2019 Danish Cup final
- Event: 2018–19 Danish Cup
| FC Midtjylland | Brøndby IF |
| 1 | 1 |
- Midtjylland won 4–3 on penalties
- Date: 17 May 2019
- Venue: Parken Stadium, Copenhagen
- Man of the Match: Gustav Wikheim (Midtjylland)
- Referee: Peter Kjærsgaard-Andersen
- Attendance: 31,340

= 2019 Danish Cup final =

The 2019 Danish Cup final was played on 17 May 2019 between FC Midtjylland and Brøndby IF at Parken Stadium, Copenhagen, a neutral ground. The final is the culmination of the 2018–19 Danish Cup, the 65th season of the Danish Cup.

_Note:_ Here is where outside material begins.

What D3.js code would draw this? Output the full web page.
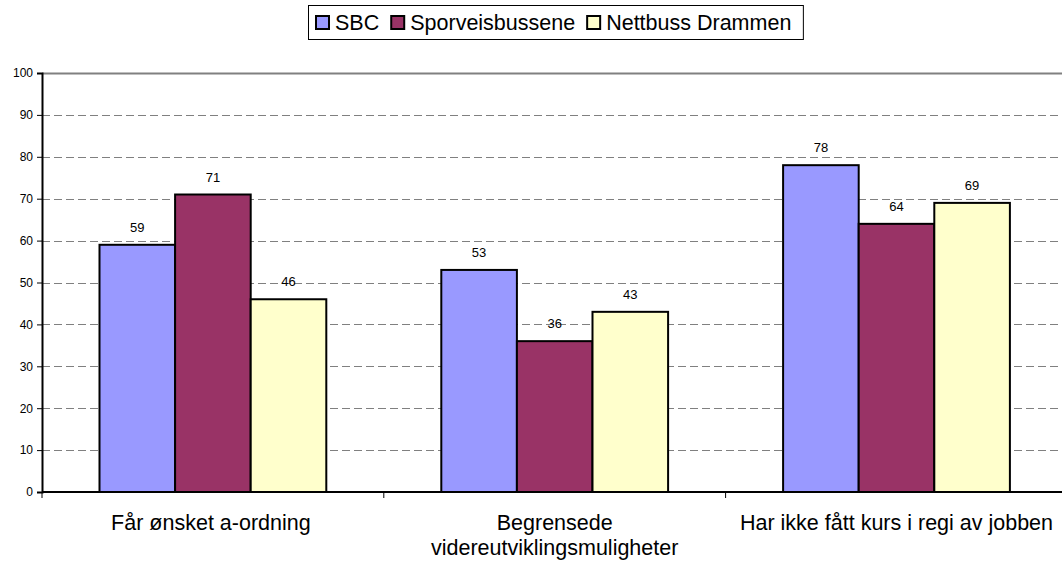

Brøndby IF appeared in their 10th Danish Cup final (third consecutive) and were the defending title-holders. FC Midtjylland had never won a Danish Cup title before the match, being four times the runners-up. The winner of the final earned themselves a place in at least the second qualifying round of the 2019–20 UEFA Europa League.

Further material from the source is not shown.